I wasn’t expecting it, at all. It’s not only great news, but a great way to start the day, a great thing to wake up to. (Although having my friend’s border collie jumping on me at the same time took away a little of the magic haha.) I woke up to my phone ringing. I normally try to answer numbers I don’t know just because I’ve been in the situation where I’ve needed to use a strange number to call someone and I know how it feels to have someone ignore the call simply because it’s a strange number. I wasn’t as excited as I could’ve been, simply because I woke up mere seconds before from my phone ringing in my ear and my friend’s dog wanting attention.
As excited as I was, my depression kicked in later.
It was probably accepted out of pity, I thought, if I could get in, anyone can, so how is it an accomplishment, or anything worth bragging about really?
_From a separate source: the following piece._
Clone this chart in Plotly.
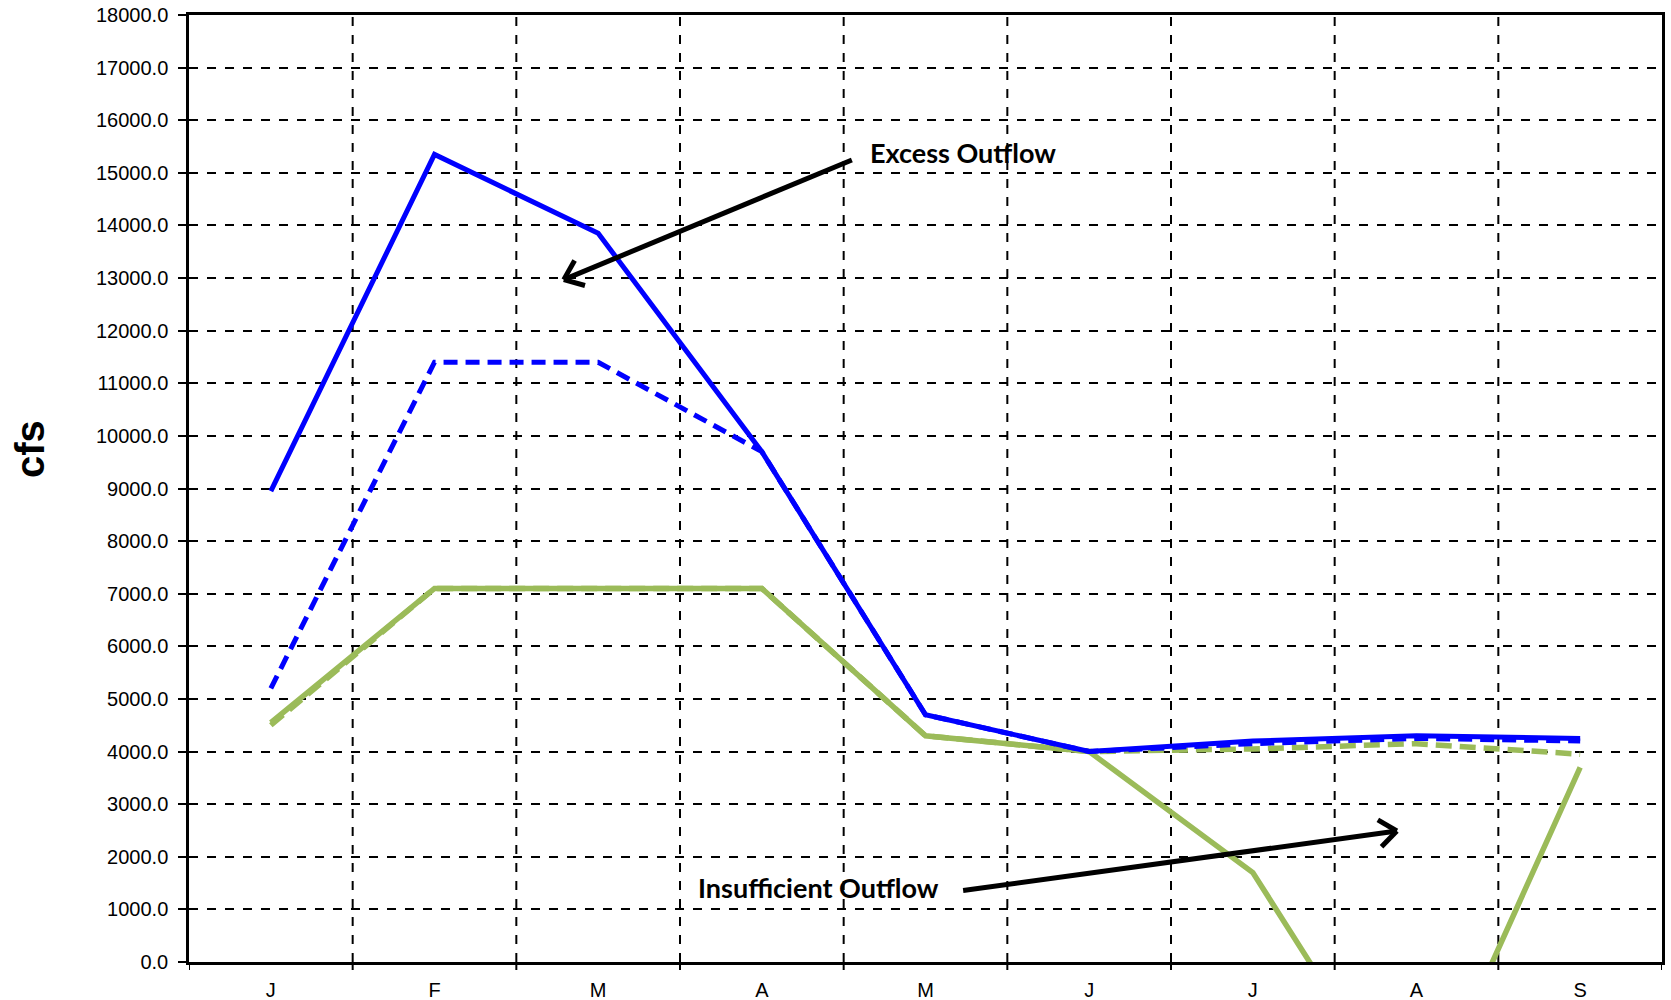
import math
import plotly.graph_objects as go

month_labels = ["J", "F", "M", "A", "M", "J", "J", "A", "S"]

blue_solid = [8950, 15350, 13850, 9700, 4700, 4000, 4200, 4300, 4250]
blue_dashed = [5200, 11400, 11400, 9700, 4700, 4000, 4150, 4250, 4200]
green_solid = [4550, 7100, 7100, 7100, 4300, 4000, 1700, -3200, 3700]
green_dashed = [4500, 7100, 7100, 7100, 4300, 4000, 4050, 4150, 3950]

y_ticks = list(range(0, 18001, 1000))
Y_MAX = 18000

BLUE = "#0000FF"
GREEN = "#9BBB59"
idx = list(range(len(month_labels)))

W, H = 1671, 1000
ML, MR, MT, MB = 189, 9, 15, 38
PW, PH = W - ML - MR, H - MT - MB
n = len(month_labels)
px_per_x = PW / n
px_per_y = PH / Y_MAX

fig = go.Figure()
fig.add_trace(go.Scatter(x=idx, y=green_dashed, mode="lines",
                         line=dict(color=GREEN, width=5.5, dash="16px,8px")))
fig.add_trace(go.Scatter(x=idx, y=green_solid, mode="lines",
                         line=dict(color=GREEN, width=5.5)))
fig.add_trace(go.Scatter(x=idx, y=blue_dashed, mode="lines",
                         line=dict(color=BLUE, width=5, dash="14px,8px")))
fig.add_trace(go.Scatter(x=idx, y=blue_solid, mode="lines",
                         line=dict(color=BLUE, width=5)))

annot_font = dict(family="Lato, Open Sans, sans-serif", size=27, color="black")

fig.update_layout(
    width=W, height=H,
    margin=dict(l=ML, r=MR, t=MT, b=MB),
    paper_bgcolor="white", plot_bgcolor="white",
    showlegend=False,
    font=dict(family="Liberation Sans, Arial, sans-serif", size=20, color="black"),
    xaxis=dict(
        range=[-0.5, n - 0.5], automargin=False,
        tickmode="array", tickvals=idx, ticktext=month_labels,
        showgrid=False, zeroline=False,
        showline=True, linecolor="black", linewidth=2.5, mirror=True,
        ticks="", ticklabelstandoff=8,
        tickfont=dict(size=20),
    ),
    yaxis=dict(
        range=[0, Y_MAX], tickvals=y_ticks, tickformat=".1f", automargin=False,
        showgrid=True, gridcolor="black", gridwidth=2, griddash="dash",
        zeroline=False,
        showline=True, linecolor="black", linewidth=2.5, mirror=True,
        ticks="outside", ticklen=8, tickcolor="black", tickwidth=2,
        ticklabelstandoff=6,
        tickfont=dict(size=20),
    ),
)

# vertical dashed gridlines at category boundaries and tick marks
for b in range(1, n):
    fig.add_shape(type="line", xref="x", yref="paper", x0=b - 0.5, x1=b - 0.5,
                  y0=0, y1=1, line=dict(color="black", width=2, dash="dash"), layer="below")
for b in range(0, n + 1):
    fig.add_shape(type="line", xref="x", yref="paper", x0=b - 0.5, x1=b - 0.5,
                  y0=0, y1=-8 / PH, line=dict(color="black", width=2))

# y-axis title
fig.add_annotation(xref="paper", yref="paper", x=(30 - ML) / PW, y=(H - MB - 449) / PH,
                   text="<b>cfs</b>", textangle=-90, showarrow=False,
                   font=dict(family="Liberation Sans, Arial, sans-serif", size=40, color="black"),
                   xanchor="center", yanchor="middle")


def open_arrow(x0, y0, x1, y1, width=5, wing=22, ang=38):
    """Arrow from (x0,y0) to head (x1,y1) in data coords, open chevron head."""
    fig.add_shape(type="line", xref="x", yref="y", x0=x0, y0=y0, x1=x1, y1=y1,
                  line=dict(color="black", width=width))
    dx = (x0 - x1) * px_per_x
    dy = (y0 - y1) * px_per_y
    L = math.hypot(dx, dy)
    ux, uy = dx / L, dy / L
    for s in (1, -1):
        a = math.radians(ang) * s
        wx = ux * math.cos(a) - uy * math.sin(a)
        wy = ux * math.sin(a) + uy * math.cos(a)
        fig.add_shape(type="line", xref="x", yref="y", x0=x1, y0=y1,
                      x1=x1 + wx * wing / px_per_x, y1=y1 + wy * wing / px_per_y,
                      line=dict(color="black", width=width))


open_arrow(3.55, 15244, 1.79, 12970)
open_arrow(4.23, 1358, 6.88, 2490)

fig.add_annotation(x=3.65, y=15396, xref="x", yref="y", text="<b>Excess Outflow</b>",
                   showarrow=False, xanchor="left", yanchor="middle", font=annot_font)
fig.add_annotation(x=2.60, y=1425, xref="x", yref="y", text="<b>Insufficient Outflow</b>",
                   showarrow=False, xanchor="left", yanchor="middle", font=annot_font)

fig.write_html("out.html", config={"displayModeBar": False},
               post_script="document.body.style.margin='0';")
I had to remind myself that not everybody gets formally published. I had to remember back to when I worked for Progenitor, how we usually liked the pieces written by people who have bachelors or masters degrees in creative writing or english and that great pieces by those who didn’t really had natural talent. I had to think about what the value of being published in a literary magazine before might mean to a literature publishing company.
The depressive rain cloud of my recently discovered health problems casted over me just the same.
Let’s just say that surgery is definitely being discussed and is most likely going to be in my near future, everyone’s just exchanging their records and reports on my health history first.
As painful as it was to recall the struggle to get everyone caught up, it didn’t depress me as bad once I was able to remember that my accomplishment really was an accomplishment.
When I did, I felt like there was new hope for me, that I really am more than something ill or diseased whose sole existence is to suffer to get someone else money. Knowing that my odds of getting published with a traditional publishing company have increased, I almost feel obligated to see what my limits really are.
It makes me wonder if my life will return to normal again one day, that I’ll have that fair fighting chance to beat the statistics that almost every foster kid wants.